### LISTED ENTRIES:
•••••
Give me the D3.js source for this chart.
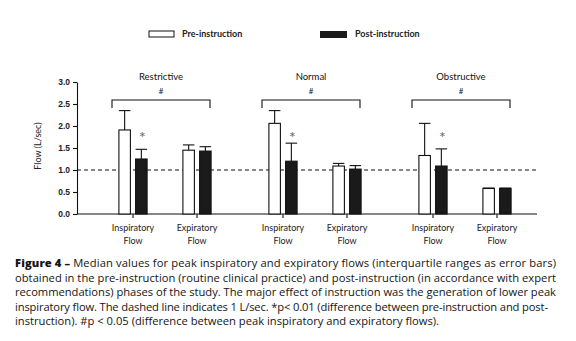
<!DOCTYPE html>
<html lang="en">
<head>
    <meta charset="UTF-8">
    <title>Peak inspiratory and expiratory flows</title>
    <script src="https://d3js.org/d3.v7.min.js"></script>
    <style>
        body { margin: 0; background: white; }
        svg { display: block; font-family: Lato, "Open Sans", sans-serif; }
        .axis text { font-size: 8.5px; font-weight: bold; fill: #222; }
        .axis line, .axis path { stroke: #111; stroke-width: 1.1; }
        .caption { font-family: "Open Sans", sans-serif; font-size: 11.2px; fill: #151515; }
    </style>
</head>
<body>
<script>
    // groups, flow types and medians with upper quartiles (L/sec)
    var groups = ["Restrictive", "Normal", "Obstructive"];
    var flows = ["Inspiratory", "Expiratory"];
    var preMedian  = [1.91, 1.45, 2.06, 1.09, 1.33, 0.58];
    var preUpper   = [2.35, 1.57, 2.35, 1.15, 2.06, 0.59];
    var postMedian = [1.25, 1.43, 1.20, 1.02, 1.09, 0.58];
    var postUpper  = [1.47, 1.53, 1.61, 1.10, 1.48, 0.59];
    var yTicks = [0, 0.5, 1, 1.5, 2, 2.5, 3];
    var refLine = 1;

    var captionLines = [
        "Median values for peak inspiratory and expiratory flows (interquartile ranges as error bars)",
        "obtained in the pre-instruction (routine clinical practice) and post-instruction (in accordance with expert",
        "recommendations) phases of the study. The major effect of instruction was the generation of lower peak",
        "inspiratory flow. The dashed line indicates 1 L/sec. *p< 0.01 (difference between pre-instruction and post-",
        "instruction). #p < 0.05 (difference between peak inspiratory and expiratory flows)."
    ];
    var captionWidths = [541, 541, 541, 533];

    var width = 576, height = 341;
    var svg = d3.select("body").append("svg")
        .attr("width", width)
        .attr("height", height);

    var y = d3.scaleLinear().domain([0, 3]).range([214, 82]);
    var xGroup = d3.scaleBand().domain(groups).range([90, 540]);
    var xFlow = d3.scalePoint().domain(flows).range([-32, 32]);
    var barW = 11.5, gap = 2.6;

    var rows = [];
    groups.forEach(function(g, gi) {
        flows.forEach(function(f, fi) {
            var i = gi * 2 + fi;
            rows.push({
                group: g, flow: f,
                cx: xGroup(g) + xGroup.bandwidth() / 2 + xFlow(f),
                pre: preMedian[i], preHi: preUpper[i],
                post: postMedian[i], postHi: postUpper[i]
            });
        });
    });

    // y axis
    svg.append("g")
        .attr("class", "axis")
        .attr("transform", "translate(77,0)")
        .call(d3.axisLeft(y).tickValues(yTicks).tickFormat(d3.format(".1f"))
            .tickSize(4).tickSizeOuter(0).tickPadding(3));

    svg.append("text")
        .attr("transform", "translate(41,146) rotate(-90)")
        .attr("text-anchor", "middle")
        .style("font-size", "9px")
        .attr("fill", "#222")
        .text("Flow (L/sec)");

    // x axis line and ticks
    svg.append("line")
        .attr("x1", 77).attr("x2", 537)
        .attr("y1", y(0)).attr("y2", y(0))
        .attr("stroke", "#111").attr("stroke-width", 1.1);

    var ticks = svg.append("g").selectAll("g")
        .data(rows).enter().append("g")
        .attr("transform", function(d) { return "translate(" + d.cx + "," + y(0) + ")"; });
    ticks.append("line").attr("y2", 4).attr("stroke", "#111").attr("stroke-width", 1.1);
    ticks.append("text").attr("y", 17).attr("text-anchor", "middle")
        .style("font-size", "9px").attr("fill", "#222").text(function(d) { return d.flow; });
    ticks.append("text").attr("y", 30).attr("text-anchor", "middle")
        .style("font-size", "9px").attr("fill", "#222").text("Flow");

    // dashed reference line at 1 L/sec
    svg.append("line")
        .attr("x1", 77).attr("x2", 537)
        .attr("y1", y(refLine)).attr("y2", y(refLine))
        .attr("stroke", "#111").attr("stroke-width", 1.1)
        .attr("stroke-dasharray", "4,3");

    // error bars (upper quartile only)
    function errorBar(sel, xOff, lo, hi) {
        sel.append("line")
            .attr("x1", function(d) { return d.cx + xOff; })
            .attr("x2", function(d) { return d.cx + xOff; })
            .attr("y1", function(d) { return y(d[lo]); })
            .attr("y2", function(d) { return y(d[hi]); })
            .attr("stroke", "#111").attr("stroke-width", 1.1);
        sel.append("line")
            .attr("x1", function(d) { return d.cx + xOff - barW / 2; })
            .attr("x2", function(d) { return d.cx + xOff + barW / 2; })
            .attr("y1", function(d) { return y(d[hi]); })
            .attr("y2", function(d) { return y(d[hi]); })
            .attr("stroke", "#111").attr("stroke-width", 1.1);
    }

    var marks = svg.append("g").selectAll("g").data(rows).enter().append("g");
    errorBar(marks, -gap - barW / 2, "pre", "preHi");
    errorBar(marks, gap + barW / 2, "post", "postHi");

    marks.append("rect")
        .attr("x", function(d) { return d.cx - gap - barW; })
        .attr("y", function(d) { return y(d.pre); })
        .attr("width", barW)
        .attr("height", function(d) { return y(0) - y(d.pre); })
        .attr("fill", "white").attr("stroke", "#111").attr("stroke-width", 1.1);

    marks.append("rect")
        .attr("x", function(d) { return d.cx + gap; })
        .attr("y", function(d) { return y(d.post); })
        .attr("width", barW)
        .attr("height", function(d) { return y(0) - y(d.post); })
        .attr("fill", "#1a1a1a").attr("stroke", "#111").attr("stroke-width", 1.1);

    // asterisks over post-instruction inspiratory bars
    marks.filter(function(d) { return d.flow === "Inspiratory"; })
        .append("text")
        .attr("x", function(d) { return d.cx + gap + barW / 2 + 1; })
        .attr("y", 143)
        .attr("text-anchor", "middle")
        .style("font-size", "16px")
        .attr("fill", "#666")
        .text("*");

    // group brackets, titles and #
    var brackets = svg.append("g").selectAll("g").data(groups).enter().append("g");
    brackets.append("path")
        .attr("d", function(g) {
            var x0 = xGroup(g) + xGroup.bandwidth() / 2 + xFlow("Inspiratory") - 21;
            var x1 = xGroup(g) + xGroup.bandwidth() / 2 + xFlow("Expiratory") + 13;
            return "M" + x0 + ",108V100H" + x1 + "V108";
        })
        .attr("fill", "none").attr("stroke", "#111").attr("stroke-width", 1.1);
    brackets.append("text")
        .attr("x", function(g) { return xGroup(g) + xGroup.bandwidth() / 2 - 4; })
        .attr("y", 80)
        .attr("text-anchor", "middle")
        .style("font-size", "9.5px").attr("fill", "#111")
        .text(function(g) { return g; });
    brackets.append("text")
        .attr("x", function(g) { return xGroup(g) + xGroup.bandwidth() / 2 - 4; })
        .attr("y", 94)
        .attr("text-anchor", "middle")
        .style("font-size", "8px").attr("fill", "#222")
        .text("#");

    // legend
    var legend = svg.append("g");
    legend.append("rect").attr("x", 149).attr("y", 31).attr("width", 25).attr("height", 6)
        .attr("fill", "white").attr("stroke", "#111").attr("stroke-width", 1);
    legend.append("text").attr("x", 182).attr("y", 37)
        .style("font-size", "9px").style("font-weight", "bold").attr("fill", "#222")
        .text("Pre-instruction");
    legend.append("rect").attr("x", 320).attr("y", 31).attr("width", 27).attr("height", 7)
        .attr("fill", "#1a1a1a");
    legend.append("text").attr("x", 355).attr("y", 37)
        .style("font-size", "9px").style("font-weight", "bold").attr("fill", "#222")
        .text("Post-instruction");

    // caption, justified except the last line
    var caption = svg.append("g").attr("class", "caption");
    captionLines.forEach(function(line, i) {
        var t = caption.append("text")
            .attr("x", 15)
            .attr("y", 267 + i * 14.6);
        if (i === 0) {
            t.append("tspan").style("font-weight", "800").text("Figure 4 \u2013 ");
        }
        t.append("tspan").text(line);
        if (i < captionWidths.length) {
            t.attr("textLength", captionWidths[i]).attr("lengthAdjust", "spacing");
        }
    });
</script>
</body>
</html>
•••••
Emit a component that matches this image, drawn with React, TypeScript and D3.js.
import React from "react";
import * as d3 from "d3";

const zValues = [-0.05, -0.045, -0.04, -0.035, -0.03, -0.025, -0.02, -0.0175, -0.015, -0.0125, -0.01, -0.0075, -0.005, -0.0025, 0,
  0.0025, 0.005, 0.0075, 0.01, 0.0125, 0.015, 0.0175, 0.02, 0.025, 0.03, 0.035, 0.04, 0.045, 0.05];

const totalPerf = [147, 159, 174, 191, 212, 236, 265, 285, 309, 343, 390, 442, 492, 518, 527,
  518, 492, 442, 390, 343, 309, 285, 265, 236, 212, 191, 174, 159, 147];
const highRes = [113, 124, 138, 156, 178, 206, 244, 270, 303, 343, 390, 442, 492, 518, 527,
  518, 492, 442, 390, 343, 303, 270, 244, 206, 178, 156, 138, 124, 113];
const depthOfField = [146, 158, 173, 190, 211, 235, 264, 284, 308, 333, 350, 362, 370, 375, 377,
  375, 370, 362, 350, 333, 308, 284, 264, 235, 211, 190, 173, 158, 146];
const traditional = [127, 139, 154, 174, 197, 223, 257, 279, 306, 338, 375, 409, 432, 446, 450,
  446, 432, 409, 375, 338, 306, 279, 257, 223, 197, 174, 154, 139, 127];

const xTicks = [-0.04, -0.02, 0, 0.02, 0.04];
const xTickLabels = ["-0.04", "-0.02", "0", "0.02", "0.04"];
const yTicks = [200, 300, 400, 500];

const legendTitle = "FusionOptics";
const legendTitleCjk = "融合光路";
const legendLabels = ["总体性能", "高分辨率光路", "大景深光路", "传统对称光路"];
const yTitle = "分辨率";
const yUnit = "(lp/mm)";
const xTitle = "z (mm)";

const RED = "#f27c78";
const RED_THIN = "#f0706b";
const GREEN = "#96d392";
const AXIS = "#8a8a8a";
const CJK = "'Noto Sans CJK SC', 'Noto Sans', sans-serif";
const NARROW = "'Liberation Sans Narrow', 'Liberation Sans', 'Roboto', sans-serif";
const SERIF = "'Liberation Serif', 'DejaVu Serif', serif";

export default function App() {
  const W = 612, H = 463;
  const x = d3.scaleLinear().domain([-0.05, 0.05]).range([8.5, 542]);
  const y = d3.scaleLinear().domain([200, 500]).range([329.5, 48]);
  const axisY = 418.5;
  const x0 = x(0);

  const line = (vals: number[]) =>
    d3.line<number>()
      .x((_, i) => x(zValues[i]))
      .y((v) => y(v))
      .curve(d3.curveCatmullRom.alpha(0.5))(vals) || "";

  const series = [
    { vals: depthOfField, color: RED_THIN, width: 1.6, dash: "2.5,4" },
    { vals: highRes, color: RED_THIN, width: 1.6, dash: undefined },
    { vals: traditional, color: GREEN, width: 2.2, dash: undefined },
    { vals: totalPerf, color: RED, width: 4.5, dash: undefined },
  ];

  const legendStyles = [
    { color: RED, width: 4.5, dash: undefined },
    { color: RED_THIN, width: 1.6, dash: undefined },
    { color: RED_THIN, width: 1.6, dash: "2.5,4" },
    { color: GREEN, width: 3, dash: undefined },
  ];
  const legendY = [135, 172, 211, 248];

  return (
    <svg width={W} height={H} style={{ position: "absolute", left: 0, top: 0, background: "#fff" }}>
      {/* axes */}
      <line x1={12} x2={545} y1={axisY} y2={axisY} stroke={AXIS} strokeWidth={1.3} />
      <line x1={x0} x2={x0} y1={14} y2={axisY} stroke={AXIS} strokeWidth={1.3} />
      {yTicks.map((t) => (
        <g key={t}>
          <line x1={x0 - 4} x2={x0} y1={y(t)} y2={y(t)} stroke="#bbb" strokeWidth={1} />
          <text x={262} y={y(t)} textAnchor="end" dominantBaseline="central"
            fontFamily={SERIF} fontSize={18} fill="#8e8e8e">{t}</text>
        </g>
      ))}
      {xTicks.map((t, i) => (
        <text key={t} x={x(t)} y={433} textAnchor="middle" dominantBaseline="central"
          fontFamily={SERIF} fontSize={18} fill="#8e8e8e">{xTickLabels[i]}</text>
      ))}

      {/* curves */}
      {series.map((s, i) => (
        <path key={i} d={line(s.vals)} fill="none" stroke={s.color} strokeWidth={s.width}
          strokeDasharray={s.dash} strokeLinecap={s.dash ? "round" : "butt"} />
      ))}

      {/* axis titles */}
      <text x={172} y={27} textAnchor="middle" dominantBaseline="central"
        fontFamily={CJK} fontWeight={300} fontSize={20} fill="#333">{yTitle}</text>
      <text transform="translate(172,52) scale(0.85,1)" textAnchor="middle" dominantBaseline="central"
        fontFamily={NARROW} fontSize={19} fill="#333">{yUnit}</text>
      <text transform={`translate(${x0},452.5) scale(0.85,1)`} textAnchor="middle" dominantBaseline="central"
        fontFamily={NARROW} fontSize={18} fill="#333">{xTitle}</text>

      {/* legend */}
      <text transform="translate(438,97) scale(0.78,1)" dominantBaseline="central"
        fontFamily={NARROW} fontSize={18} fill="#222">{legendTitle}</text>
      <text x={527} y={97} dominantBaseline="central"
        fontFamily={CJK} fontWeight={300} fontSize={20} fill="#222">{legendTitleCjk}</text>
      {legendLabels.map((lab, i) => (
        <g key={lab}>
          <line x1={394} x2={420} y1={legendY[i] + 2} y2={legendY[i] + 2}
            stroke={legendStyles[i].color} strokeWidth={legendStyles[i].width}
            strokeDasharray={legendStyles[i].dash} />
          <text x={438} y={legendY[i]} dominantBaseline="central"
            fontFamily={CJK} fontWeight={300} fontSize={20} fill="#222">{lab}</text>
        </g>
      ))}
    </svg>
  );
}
•••••
### STATED EXERCISE:
The answer is the number of lines in the preceding material that hold "this"; write that number and nothing else.

### REPLY TO THE EXERCISE:
2